"""

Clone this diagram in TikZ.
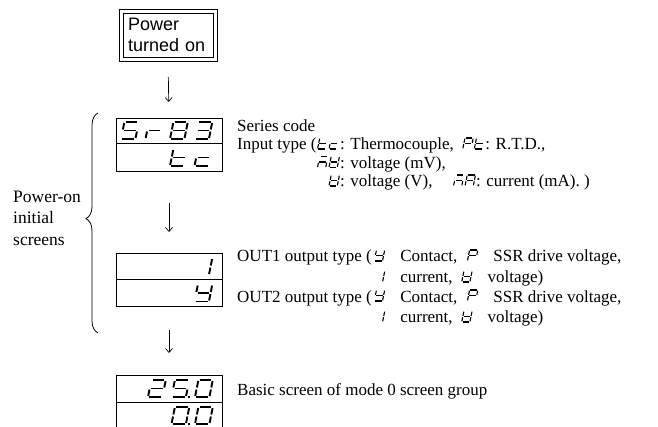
\documentclass[tikz,border=0pt]{standalone}
\usepackage{fontspec}
\setmainfont{Liberation Serif}
\newfontfamily\arialf{Liberation Sans}
\usetikzlibrary{arrows.meta,decorations.pathreplacing}

\newcommand{\segch}[5]{% #1 origin, #2 height, #3 line width, #4 width factor, #5 segments
  \begin{scope}[shift={#1},scale=#2,xslant=0.2]
    \coordinate (sgA1) at (0.08,1); \coordinate (sgA2) at (#4-0.08,1);
    \coordinate (sgB1) at (#4,0.94); \coordinate (sgB2) at (#4,0.56);
    \coordinate (sgC1) at (#4,0.44); \coordinate (sgC2) at (#4,0.06);
    \coordinate (sgD1) at (0.08,0); \coordinate (sgD2) at (#4-0.08,0);
    \coordinate (sgE1) at (0,0.44); \coordinate (sgE2) at (0,0.06);
    \coordinate (sgF1) at (0,0.94); \coordinate (sgF2) at (0,0.56);
    \coordinate (sgG1) at (0.08,0.5); \coordinate (sgG2) at (#4-0.08,0.5);
    \coordinate (sgP1) at (#4+0.1,0); \coordinate (sgP2) at (#4+0.22,0);
    \foreach \s in {#5}{\draw[line width=#3,line cap=butt] (sg\s1) -- (sg\s2);}
  \end{scope}}
\newcommand{\ig}[1]{\tikz[baseline=0pt,x=1pt,y=1pt]{\useasboundingbox (0,0) rectangle (12,12);\segch{(1,1)}{11}{1.1pt}{0.75}{#1}}}
\newcommand{\igg}[2]{\tikz[baseline=0pt,x=1pt,y=1pt]{\useasboundingbox (0,0) rectangle (23.5,12);\segch{(1,1)}{11}{1.1pt}{0.75}{#1}\segch{(12.5,1)}{11}{1.1pt}{0.75}{#2}}}
\newcommand{\bigseg}[3]{\segch{(#1,-#2)}{17}{1.9pt}{0.85}{#3}}

\begin{document}
\begin{tikzpicture}[x=1pt,y=1pt,
  txt/.style={inner sep=0pt,font=\fontsize{17}{19}\selectfont},
  disp/.style={draw,line width=0.9pt,minimum width=106pt,inner sep=0pt,outer sep=0pt},
  arr/.style={line width=0.7pt,-{Straight Barb[length=4pt,width=7pt]}}]
\useasboundingbox (0,0) rectangle (658,-427);

% power box
\node[draw,line width=0.8pt,minimum width=90pt,minimum height=44pt,
      inner sep=0pt,outer sep=0pt,text width=80pt,align=left,
      font=\arialf\fontsize{18}{21}\selectfont] (power) at (168,-35) {Power\\turned on};
\draw[line width=0.8pt] ([shift={(-4pt,4pt)}]power.north west) rectangle ([shift={(4pt,-4pt)}]power.south east);

% displays
\node[disp,minimum height=53pt] (d1) at (169,-144.5) {};
\draw[line width=0.9pt] ([yshift=1.5pt]d1.west) -- ([yshift=1.5pt]d1.east);
\node[disp,minimum height=53pt] (d2) at (169,-279.5) {};
\draw[line width=0.9pt] (d2.west) -- (d2.east);
\node[disp,minimum height=54pt] (d3) at (169,-402) {};
\draw[line width=0.9pt] (d3.west) -- (d3.east);

% display digits
\bigseg{121}{139}{A,F,G,C,D}
\bigseg{145.5}{139}{E,G}
\bigseg{170}{139}{A,B,C,D,E,F,G}
\bigseg{194.5}{139}{A,B,G,C,D}
\bigseg{170}{166}{F,E,G,D}
\bigseg{194.5}{166}{G,E,D}
\bigseg{194.5}{275}{B,C}
\bigseg{194.5}{301.5}{F,B,G,C,D}
\bigseg{148}{397}{A,B,G,E,D}
\bigseg{171.5}{397}{A,F,G,C,D,P}
\bigseg{195}{397}{A,B,C,D,E,F}
\bigseg{171.5}{424}{A,B,C,D,E,F,P}
\bigseg{195}{424}{A,B,C,D,E,F}

% arrows
\draw[arr,shorten <=20pt,shorten >=16pt] (power.south) -- (d1.north);
\draw[arr,shorten <=32pt,shorten >=21pt] (d1.south) -- (d2.north);
\draw[arr,shorten <=24pt,shorten >=22pt] (d2.south) -- (d3.north);

% brace and label
\draw[line width=0.8pt,decorate,decoration={brace,amplitude=12pt,aspect=0.52}] (98,-333) -- (98,-113);
\node[txt,font=\fontsize{17.5}{21.5}\selectfont,align=left,anchor=west] (lbl) at (13,-218) {Power-on\\initial\\screens};

% texts
\node[txt,anchor=base west] (t1) at (237,-132) {Series code};
\node[txt,anchor=base west] (t2) at (237,-150) {Input type (\igg{F,E,G,D}{G,E,D}: Thermocouple,\hspace{8pt}\igg{A,B,F,G,E}{F,E,G,D}: R.T.D.,};
\node[txt,anchor=base west] (t3) at (316.3,-168.5) {\igg{A,C,E,G}{B,C,D,E,F,G}: voltage (mV),};
\node[txt,anchor=base west] (t4) at (327.8,-187) {\ig{B,C,D,E,F,G}: voltage (V),\hspace{20pt}\igg{A,C,E,G}{A,B,C,E,F,G}: current (mA). )};
\node[txt,anchor=base west] (o1) at (237,-262) {OUT1 output type (\hspace{1.5pt}\ig{F,B,G,C,D}\hspace{15pt}Contact,\hspace{9pt}\ig{A,B,F,G,E}\hspace{15pt}SSR drive voltage,};
\node[txt,anchor=base west] (o2) at (373.1,-283) {\ig{B,C}\hspace{15pt}current,\hspace{8pt}\ig{B,C,D,E,F,G}\hspace{15pt}voltage)};
\node[txt,anchor=base west] (o3) at (237,-302) {OUT2 output type (\hspace{1.5pt}\ig{F,B,G,C,D}\hspace{15pt}Contact,\hspace{9pt}\ig{A,B,F,G,E}\hspace{15pt}SSR drive voltage,};
\node[txt,anchor=base west] (o4) at (373.1,-323) {\ig{B,C}\hspace{15pt}current,\hspace{8pt}\ig{B,C,D,E,F,G}\hspace{15pt}voltage)};
\node[txt,anchor=base west] (b1) at (237,-395) {Basic screen of mode 0 screen group};
\end{tikzpicture}
\end{document}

"""

**AIM**. Make an exact copy of the data above, pictures excluded.

**FINISHED ANSWER**.
Clone this diagram in TikZ.
\documentclass[tikz,border=0pt]{standalone}
\usepackage{fontspec}
\setmainfont{Liberation Serif}
\newfontfamily\arialf{Liberation Sans}
\usetikzlibrary{arrows.meta,decorations.pathreplacing}

\newcommand{\segch}[5]{% #1 origin, #2 height, #3 line width, #4 width factor, #5 segments
  \begin{scope}[shift={#1},scale=#2,xslant=0.2]
    \coordinate (sgA1) at (0.08,1); \coordinate (sgA2) at (#4-0.08,1);
    \coordinate (sgB1) at (#4,0.94); \coordinate (sgB2) at (#4,0.56);
    \coordinate (sgC1) at (#4,0.44); \coordinate (sgC2) at (#4,0.06);
    \coordinate (sgD1) at (0.08,0); \coordinate (sgD2) at (#4-0.08,0);
    \coordinate (sgE1) at (0,0.44); \coordinate (sgE2) at (0,0.06);
    \coordinate (sgF1) at (0,0.94); \coordinate (sgF2) at (0,0.56);
    \coordinate (sgG1) at (0.08,0.5); \coordinate (sgG2) at (#4-0.08,0.5);
    \coordinate (sgP1) at (#4+0.1,0); \coordinate (sgP2) at (#4+0.22,0);
    \foreach \s in {#5}{\draw[line width=#3,line cap=butt] (sg\s1) -- (sg\s2);}
  \end{scope}}
\newcommand{\ig}[1]{\tikz[baseline=0pt,x=1pt,y=1pt]{\useasboundingbox (0,0) rectangle (12,12);\segch{(1,1)}{11}{1.1pt}{0.75}{#1}}}
\newcommand{\igg}[2]{\tikz[baseline=0pt,x=1pt,y=1pt]{\useasboundingbox (0,0) rectangle (23.5,12);\segch{(1,1)}{11}{1.1pt}{0.75}{#1}\segch{(12.5,1)}{11}{1.1pt}{0.75}{#2}}}
\newcommand{\bigseg}[3]{\segch{(#1,-#2)}{17}{1.9pt}{0.85}{#3}}

\begin{document}
\begin{tikzpicture}[x=1pt,y=1pt,
  txt/.style={inner sep=0pt,font=\fontsize{17}{19}\selectfont},
  disp/.style={draw,line width=0.9pt,minimum width=106pt,inner sep=0pt,outer sep=0pt},
  arr/.style={line width=0.7pt,-{Straight Barb[length=4pt,width=7pt]}}]
\useasboundingbox (0,0) rectangle (658,-427);

% power box
\node[draw,line width=0.8pt,minimum width=90pt,minimum height=44pt,
      inner sep=0pt,outer sep=0pt,text width=80pt,align=left,
      font=\arialf\fontsize{18}{21}\selectfont] (power) at (168,-35) {Power\\turned on};
\draw[line width=0.8pt] ([shift={(-4pt,4pt)}]power.north west) rectangle ([shift={(4pt,-4pt)}]power.south east);

% displays
\node[disp,minimum height=53pt] (d1) at (169,-144.5) {};
\draw[line width=0.9pt] ([yshift=1.5pt]d1.west) -- ([yshift=1.5pt]d1.east);
\node[disp,minimum height=53pt] (d2) at (169,-279.5) {};
\draw[line width=0.9pt] (d2.west) -- (d2.east);
\node[disp,minimum height=54pt] (d3) at (169,-402) {};
\draw[line width=0.9pt] (d3.west) -- (d3.east);

% display digits
\bigseg{121}{139}{A,F,G,C,D}
\bigseg{145.5}{139}{E,G}
\bigseg{170}{139}{A,B,C,D,E,F,G}
\bigseg{194.5}{139}{A,B,G,C,D}
\bigseg{170}{166}{F,E,G,D}
\bigseg{194.5}{166}{G,E,D}
\bigseg{194.5}{275}{B,C}
\bigseg{194.5}{301.5}{F,B,G,C,D}
\bigseg{148}{397}{A,B,G,E,D}
\bigseg{171.5}{397}{A,F,G,C,D,P}
\bigseg{195}{397}{A,B,C,D,E,F}
\bigseg{171.5}{424}{A,B,C,D,E,F,P}
\bigseg{195}{424}{A,B,C,D,E,F}

% arrows
\draw[arr,shorten <=20pt,shorten >=16pt] (power.south) -- (d1.north);
\draw[arr,shorten <=32pt,shorten >=21pt] (d1.south) -- (d2.north);
\draw[arr,shorten <=24pt,shorten >=22pt] (d2.south) -- (d3.north);

% brace and label
\draw[line width=0.8pt,decorate,decoration={brace,amplitude=12pt,aspect=0.52}] (98,-333) -- (98,-113);
\node[txt,font=\fontsize{17.5}{21.5}\selectfont,align=left,anchor=west] (lbl) at (13,-218) {Power-on\\initial\\screens};

% texts
\node[txt,anchor=base west] (t1) at (237,-132) {Series code};
\node[txt,anchor=base west] (t2) at (237,-150) {Input type (\igg{F,E,G,D}{G,E,D}: Thermocouple,\hspace{8pt}\igg{A,B,F,G,E}{F,E,G,D}: R.T.D.,};
\node[txt,anchor=base west] (t3) at (316.3,-168.5) {\igg{A,C,E,G}{B,C,D,E,F,G}: voltage (mV),};
\node[txt,anchor=base west] (t4) at (327.8,-187) {\ig{B,C,D,E,F,G}: voltage (V),\hspace{20pt}\igg{A,C,E,G}{A,B,C,E,F,G}: current (mA). )};
\node[txt,anchor=base west] (o1) at (237,-262) {OUT1 output type (\hspace{1.5pt}\ig{F,B,G,C,D}\hspace{15pt}Contact,\hspace{9pt}\ig{A,B,F,G,E}\hspace{15pt}SSR drive voltage,};
\node[txt,anchor=base west] (o2) at (373.1,-283) {\ig{B,C}\hspace{15pt}current,\hspace{8pt}\ig{B,C,D,E,F,G}\hspace{15pt}voltage)};
\node[txt,anchor=base west] (o3) at (237,-302) {OUT2 output type (\hspace{1.5pt}\ig{F,B,G,C,D}\hspace{15pt}Contact,\hspace{9pt}\ig{A,B,F,G,E}\hspace{15pt}SSR drive voltage,};
\node[txt,anchor=base west] (o4) at (373.1,-323) {\ig{B,C}\hspace{15pt}current,\hspace{8pt}\ig{B,C,D,E,F,G}\hspace{15pt}voltage)};
\node[txt,anchor=base west] (b1) at (237,-395) {Basic screen of mode 0 screen group};
\end{tikzpicture}
\end{document}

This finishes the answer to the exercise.